On 12/18/2017 10:20 PM, Martin Hoffmann wrote:
That said, there seems to be a mistake in the text for the common
display format:
| so, in both English and C the first label in the ordered list is
| right-most
Previously this list was defined as being "ordered ordered by
decreasing distance from the root" which would make the first labal in
this list to be the left-most label in English.
Hmmm.
1. "Domain name" is defined as «an ordered list of one or more labels…
identifying a portion along one edge of a directed acyclic graph»
(presumably starting at the root).
2. In "Global DNS", "Composition of names" relies upon that same order:
«in a fully-qualified domain name, the first label in the ordered list
is 0 octets long… it is called the "root" or "root label"».

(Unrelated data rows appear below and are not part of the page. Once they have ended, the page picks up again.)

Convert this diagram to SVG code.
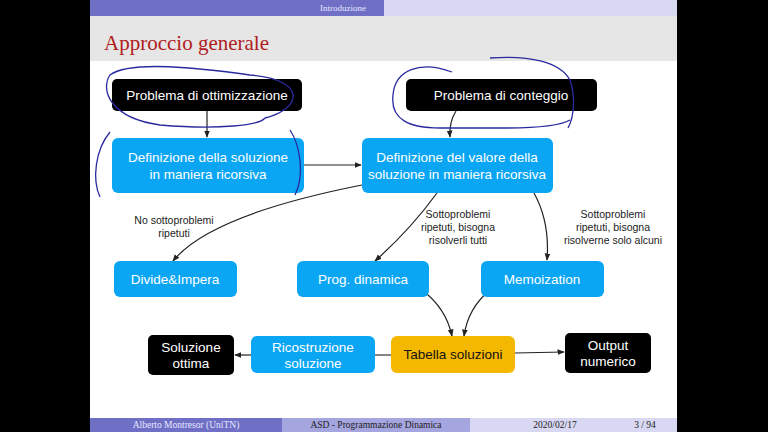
<svg xmlns="http://www.w3.org/2000/svg" width="768" height="432" viewBox="0 0 768 432">
<defs>
<marker id="ah" viewBox="0 0 10 10" refX="9" refY="5" markerWidth="6" markerHeight="6" orient="auto"><path d="M0,1 L10,5 L0,9 z" fill="#222"/></marker>
<style>
.n{font-family:"Liberation Sans",Arial,sans-serif;font-size:13.5px;text-anchor:middle}
.w{fill:#fff}.k{fill:#111}
.blue{fill:#0aa6f4}.blk{fill:#000}.gold{fill:#f5b800}
.c{fill:none;stroke:#222;stroke-width:1.2;marker-end:url(#ah)}
.l{font-family:"Liberation Sans",Arial,sans-serif;font-size:10.5px;text-anchor:middle;fill:#222}
.hand{fill:none;stroke:#2a2aa0;stroke-width:1.3}
.s{font-family:"Liberation Serif","Times New Roman",serif}
</style>
</defs>
<rect width="768" height="432" fill="#000"/>
<rect x="90" y="0" width="587" height="432" fill="#fff"/>
<rect x="90" y="0" width="294" height="16" fill="#6f6fc6"/>
<rect x="384" y="0" width="293" height="16" fill="#d8d8f2"/>
<text x="343" y="11" class="s" font-size="9" fill="#e8e8ff" text-anchor="middle">Introduzione</text>
<rect x="90" y="16" width="587" height="45" fill="#e6e6e6"/>
<text x="104" y="50" class="s" font-size="21" fill="#b01c1c">Approccio generale</text>
<rect x="90" y="418" width="192" height="14" fill="#6f6fc6"/>
<rect x="282" y="418" width="188" height="14" fill="#a5a5e0"/>
<rect x="470" y="418" width="207" height="14" fill="#d8d8f2"/>
<g class="s" font-size="9.5"><text x="186" y="428" text-anchor="middle" fill="#e8e8ff">Alberto Montresor  (UniTN)</text>
<text x="376" y="428" text-anchor="middle" fill="#222">ASD - Programmazione Dinamica</text>
<text x="555" y="428" text-anchor="middle" fill="#222">2020/02/17</text>
<text x="645" y="428" text-anchor="middle" fill="#222">3 / 94</text></g>

<g id="connectors">
<path class="c" d="M207,111 L207,137"/>
<path class="c" d="M456,111 Q449,122 450,137"/>
<path class="c" d="M304,165 L361,165"/>
<path class="c" d="M362,185 Q210,215 173,261"/>
<path class="c" d="M437,193 Q410,230 375,261"/>
<path class="c" d="M534,193 Q550,222 547,260"/>
<path class="c" d="M422,290 Q446,308 452,336"/>
<path class="c" d="M490,290 Q468,308 464,336"/>
<path fill="none" stroke="#333" stroke-width="1.2" d="M391,355 L375,355"/>
<path class="c" d="M251,355 L235,355"/>
<path class="c" d="M515,353 L564,352"/>
</g>
<g id="n1"><rect x="112" y="79" width="190" height="32" rx="5" class="blk"/><text x="207" y="100" class="n w">Problema di ottimizzazione</text></g>
<g id="n2"><rect x="406" y="79" width="191" height="32" rx="5" class="blk"/><text x="501" y="100" class="n w">Problema di conteggio</text></g>
<g id="n3"><rect x="112" y="138" width="192" height="55" rx="6" class="blue"/><text x="208" y="162" class="n w">Definizione della soluzione</text><text x="208" y="179" class="n w">in maniera ricorsiva</text></g>
<g id="n4"><rect x="362" y="138" width="191" height="55" rx="6" class="blue"/><text x="457" y="162" class="n w">Definizione del valore della</text><text x="457" y="179" class="n w">soluzione in maniera ricorsiva</text></g>
<g id="n5"><rect x="114" y="261" width="123" height="36" rx="6" class="blue"/><text x="175" y="284" class="n w">Divide&amp;Impera</text></g>
<g id="n6"><rect x="297" y="261" width="132" height="36" rx="6" class="blue"/><text x="363" y="284" class="n w">Prog. dinamica</text></g>
<g id="n7"><rect x="481" y="261" width="123" height="36" rx="6" class="blue"/><text x="542" y="284" class="n w">Memoization</text></g>
<g id="n8"><rect x="148" y="335" width="86" height="40" rx="5" class="blk"/><text x="191" y="352" class="n w">Soluzione</text><text x="191" y="368" class="n w">ottima</text></g>
<g id="n9"><rect x="251" y="336" width="124" height="37" rx="6" class="blue"/><text x="313" y="352" class="n w">Ricostruzione</text><text x="313" y="368" class="n w">soluzione</text></g>
<g id="n10"><rect x="391" y="336" width="124" height="37" rx="6" class="gold"/><text x="453" y="359" class="n k">Tabella soluzioni</text></g>
<g id="n11"><rect x="565" y="333" width="86" height="40" rx="5" class="blk"/><text x="608" y="350" class="n w">Output</text><text x="608" y="366" class="n w">numerico</text></g>

<text x="174" y="224" class="l">No sottoproblemi</text><text x="174" y="237" class="l">ripetuti</text>
<text x="458" y="218" class="l">Sottoproblemi</text><text x="458" y="231" class="l">ripetuti, bisogna</text><text x="458" y="244" class="l">risolverli tutti</text>
<text x="613" y="218" class="l">Sottoproblemi</text><text x="613" y="231" class="l">ripetuti, bisogna</text><text x="613" y="244" class="l">risolverne solo alcuni</text>

<path class="hand" d="M265,118 C300,110 310,80 250,75 C200,68 130,60 110,75 C100,90 110,118 160,125 C220,130 260,125 265,118"/>
<path class="hand" d="M110,132 C95,150 92,180 100,197"/>
<path class="hand" d="M290,130 C300,145 305,175 295,195"/>
<path class="hand" d="M452,72 C420,60 395,70 393,95 C390,120 410,128 440,128 L505,128 C540,128 560,126 570,120"/>
<path class="hand" d="M490,58 C530,55 560,62 570,80 C575,95 575,115 568,128"/>
</svg>
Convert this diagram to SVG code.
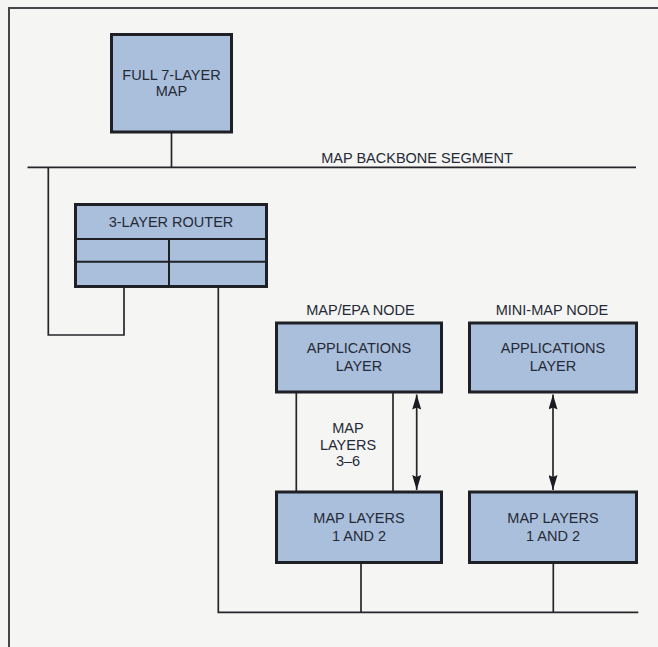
<svg xmlns="http://www.w3.org/2000/svg" width="658" height="647" viewBox="0 0 658 647">
<defs>
<style>
.bg{fill:#f5f5f3}
.box{fill:#a9bfdc;stroke:#1e2026;stroke-width:3}
.div{stroke:#1e2026;stroke-width:2;fill:none}
.ln{stroke:#26262a;stroke-width:1.7;fill:none}
.frame{stroke:#45454a;stroke-width:2;fill:none}
text{font-family:"Liberation Sans",Arial,Helvetica,sans-serif;font-size:14.5px;fill:#262a36;text-anchor:middle}
</style>
<marker id="ah" viewBox="0 0 15 9" refX="15" refY="4.5" markerWidth="15" markerHeight="9" markerUnits="userSpaceOnUse" orient="auto-start-reverse">
<path d="M0,0 L15,4.5 L0,9 L2,4.5 Z" fill="#1a1b20"/>
</marker>
</defs>
<rect class="bg" x="0" y="0" width="658" height="647"/>
<path class="frame" d="M9,647 L9,8 L658,8"/>

<g id="connectors">
<line class="ln" x1="27.5" y1="167.3" x2="636" y2="167.3"/>
<line class="ln" x1="171.5" y1="133" x2="171.5" y2="167.3"/>
<path class="ln" d="M48.3,167.3 L48.3,335 L124,335 L124,287"/>
<path class="ln" d="M218.3,287 L218.3,612.3 L638.3,612.3"/>
<line class="ln" x1="296.3" y1="393" x2="296.3" y2="491"/>
<line class="ln" x1="393" y1="393" x2="393" y2="491"/>
<line class="ln" x1="416.7" y1="394.5" x2="416.7" y2="490" marker-start="url(#ah)" marker-end="url(#ah)"/>
<line class="ln" x1="553" y1="394.5" x2="553" y2="490" marker-start="url(#ah)" marker-end="url(#ah)"/>
<line class="ln" x1="361" y1="564" x2="361" y2="612.3"/>
<line class="ln" x1="553.3" y1="564" x2="553.3" y2="612.3"/>
<text x="417" y="163">MAP BACKBONE SEGMENT</text>
<text x="348" y="433">MAP</text>
<text x="348" y="450">LAYERS</text>
<text x="348" y="466">3–6</text>
</g>

<g id="full-map">
<rect class="box" x="111.5" y="34.5" width="120" height="97.5"/>
<text x="171.5" y="80">FULL 7-LAYER</text>
<text x="171.5" y="96">MAP</text>
</g>

<g id="router">
<rect class="box" x="75.5" y="204.5" width="191" height="82"/>
<line class="div" x1="75.5" y1="239" x2="266.5" y2="239"/>
<line class="div" x1="75.5" y1="261.7" x2="266.5" y2="261.7"/>
<line class="div" x1="169" y1="239" x2="169" y2="286.5"/>
<text x="171" y="227">3-LAYER ROUTER</text>
</g>

<g id="epa-apps">
<text x="360.5" y="315">MAP/EPA NODE</text>
<rect class="box" x="276.5" y="323" width="165" height="69"/>
<text x="359" y="352.5">APPLICATIONS</text>
<text x="359" y="370.5">LAYER</text>
</g>

<g id="mini-apps">
<text x="552" y="315">MINI-MAP NODE</text>
<rect class="box" x="469.5" y="323" width="167" height="69"/>
<text x="553" y="352.5">APPLICATIONS</text>
<text x="553" y="370.5">LAYER</text>
</g>

<g id="epa-layers">
<rect class="box" x="276.5" y="492" width="165" height="70.5"/>
<text x="359" y="522.5">MAP LAYERS</text>
<text x="359" y="540.5">1 AND 2</text>
</g>

<g id="mini-layers">
<rect class="box" x="469.5" y="492" width="167" height="70.5"/>
<text x="553" y="522.5">MAP LAYERS</text>
<text x="553" y="540.5">1 AND 2</text>
</g>
</svg>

3. But then in "Format of names", the opposite order is specified: «The
basic wire format for names in the global DNS is a list of labels
/ordered by //*decreasing*//distance from the root/, with the root label
last» and «The presentation format for names in the global DNS is a list
of labels /ordered by *decreasing* distance from the root/» (emphasis
mine) and «The common display format… is the same as the presentation
format… in both English and C the first label in the ordered list is
right-most». It makes sense if that last "ordered list" is the one from
"Domain name" and "Composition of names", but not if it is the one from
"presentation format", which I guess is the problem.
The initial graph-theoretic definition is accurate, but suggests
(although notably does not require) an order backwards with respect to
all three name formats. Perhaps everything would be more clear if those
issues were eliminated right up front: «given a directed acyclic graph
in which no node has in-degree greater than one, a domain name is a list
of labels identifying a path in reverse (i.e., against the direction of
the edges)» (the restriction on in-degree precluding child-to-parent
directionality). For global DNS, the labels would then /always/ be
ordered by decreasing distance from the root, hopefully eliminating
confusion about how they appear in text or on the wire.